The reason we focus on pharmacy graduates and pharmacists is to give back in supporting our pharmacy profession. The pharmacy graduates get paid to study which they need to do anyways to pass their board exam and may need financial help during their transition from pharmacy graduate to pharmacist. We support all of our pharmacy graduates with helping them access our network, reviewing their resume, testing their interviewing skills, and more to ensure they are successful in the workforce.
For the seasoned pharmacist, the same applies. They may have a life situation and need to move to another state and find another pharmacist job in that state. We support our pharmacists by giving them the opportunity to write a study guide to support them financially while connecting them with others in our network so they make an easy transition as they move to their new state of practice. We also provide resume, interviewing skills, and connections so they may also be successful in their careers.
As you can imagine the process is tedious and is meant to be symbiotic with always creating a win-win-win. The pharmacy graduate/pharmacist wins in financial support and job assistance, RxPharmacist wins in getting a new study guide to market to further support more students and pharmacists, and you win in getting a high quality guide. The end product is an affordable, high-quality, and up-to-date pharmacy test-prep study guides so you can pass the first time!
Getting through pharmacy school is not easy. Second year was the worst and finally when you get to your fourth year you need to focus on getting a residency or fellowship program. The obstacles don’t stop there, you then need to finally graduate and take your licensure board examinations, mainly the NAPLEX and state specific MPJE exam. Those few months in between graduating and starting your residency, fellowship, or first job out of school are tough transition periods for pharmacy graduates as they need to pass their boards in order to start their first paid income job.

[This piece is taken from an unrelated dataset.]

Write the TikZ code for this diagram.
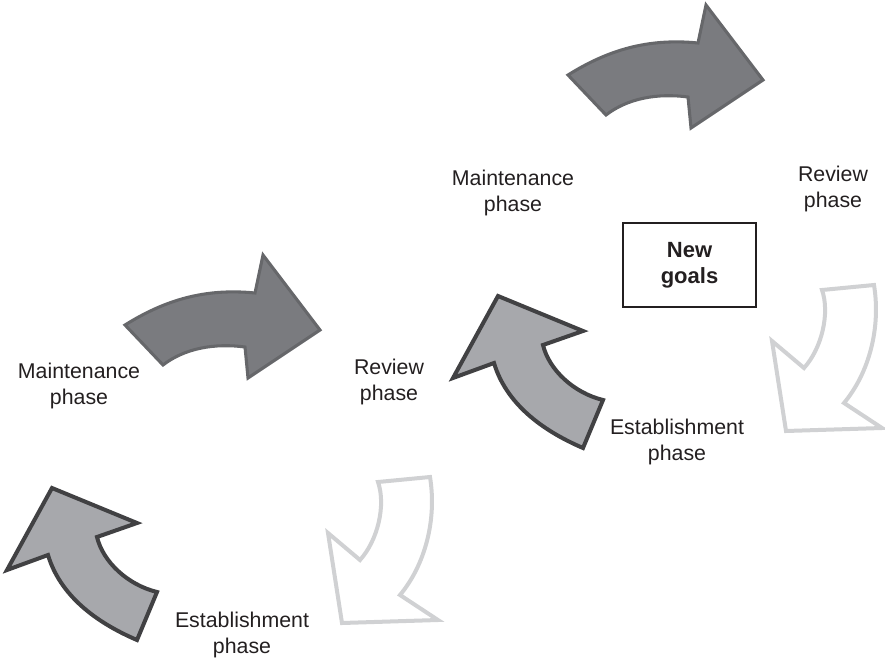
\documentclass[tikz,border=0pt]{standalone}
\usepackage{fontspec}
\setmainfont{Liberation Sans}

\definecolor{inkgray}{RGB}{35,31,32}
\definecolor{fwdfill}{RGB}{122,123,127}
\definecolor{fwdedge}{RGB}{102,103,106}
\definecolor{upfill}{RGB}{167,168,172}
\definecolor{upedge}{RGB}{65,65,67}
\definecolor{paleedge}{RGB}{208,209,211}

\tikzset{
  phaselabel/.style={align=center, inner sep=0pt, text=inkgray,
    font=\fontsize{16}{19.5}\selectfont},
  goalbox/.style={draw=inkgray, line width=1.1pt, align=center,
    minimum width=99.75pt, minimum height=63pt, inner sep=0pt, text=inkgray,
    font=\fontsize{16.5}{19.5}\selectfont\bfseries},
  forward arrow/.style={fill=fwdfill, draw=fwdedge, line width=2.3pt, line join=miter},
  return arrow/.style={fill=upfill, draw=upedge, line width=3pt, line join=miter},
  pale arrow/.style={fill=white, draw=paleedge, line width=3pt, line join=miter},
  % curved arrow pointing right (maintenance -> review)
  forwardpic/.pic={
    \path[forward arrow]
      (125,325) .. controls (165,300) and (205,288) .. (255,293)
      -- (263,255) -- (320,330) -- (248,378) -- (245,347)
      .. controls (215,343) and (185,348) .. (163,365) -- cycle;
  },
  % curved arrow pointing up-left (establishment -> maintenance)
  returnpic/.pic={
    \path[return arrow]
      (7,570) -- (52,488) -- (137,523) -- (97,537)
      .. controls (103,562) and (128,585) .. (157,592)
      -- (137,640)
      .. controls (95,622) and (60,595) .. (48,555) -- cycle;
  },
  % outlined arrow pointing down-left (review -> establishment)
  palepic/.pic={
    \path[pale arrow]
      (378,482) -- (430,477)
      .. controls (437,520) and (425,565) .. (400,595)
      -- (438,620) -- (342,623) -- (328,533) -- (360,560)
      .. controls (378,540) and (386,505) .. (378,482) -- cycle;
  }
}

\begin{document}
\begin{tikzpicture}[x=0.75pt, y=-0.75pt]
\useasboundingbox (0,0) rectangle (885,660);

% first cycle
\pic at (0,0) {forwardpic};
\pic at (0,0) {returnpic};
\pic at (0,0) {palepic};

% second cycle
\pic at (443,-250) {forwardpic};
\pic at (446,-192) {returnpic};
\pic at (444,-192) {palepic};

% phase labels
\node[phaselabel] (maintA) at (79,386) {Maintenance\\phase};
\node[phaselabel] (reviewA) at (389,382) {Review\\phase};
\node[phaselabel] (establA) at (242,635) {Establishment\\phase};

\node[phaselabel] (maintB) at (513,193) {Maintenance\\phase};
\node[phaselabel] (reviewB) at (833,189) {Review\\phase};
\node[phaselabel] (establB) at (677,442) {Establishment\\phase};

\node[goalbox] (goals) at (689.5,265) {New\\goals};
\end{tikzpicture}
\end{document}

I’ll tell you how RxPharmacist got created. One of my pharmacy school classmates, Mike, received an offer and moved his family of three little boys from Florida to Tennessee contingent upon him passing his board exams. He called me sobbing at 2am in the morning, I could hear the desperation in his voice. Knowing Mike for the past 4-years during pharmacy school, I never saw him this low and said I will do everything in my power to help him. That same morning, I started creating study guides and working with my fellow classmates. After using them, he passed and said how this will help so many people who are struggling. That is how RxPharmacist got created out of a call of service that helps pharmacy graduates and pharmacists nationally as being one of the only companies to offer this service and helping over a thousand students pass their board licensure exams the first time.
A key signature among all of our services and products are serving and giving back to our pharmacy profession. We offer a unique, one-of-a-kind pharmacy graduate transition program to assist students during that time period between graduation and starting their first job and connecting them to preceptors and mentors to ensure they are successful in this saturated pharmacy market. Check out our internship page for more information. We create a symbiotic relationship with students ensuring everything we do, we put them first. Even with our customers, we ensure to reach out and follow up with them as we enjoy seeing the success of our students, and we take down our guides if they need to be updated even though we lose potential funds to help sponsor future pharmacy graduates. Think about this. Many companies don’t do this, they just reuse their content over and over, without updating or tweaking. We understand why, it’s extremely time consuming but someone has to do the right, good work that needs to be done.
We hope to continue RxPharmacist to continue to serve our pharmacy profession and disrupt the test-prep industry in creating affordable, high quality, and up to date guides.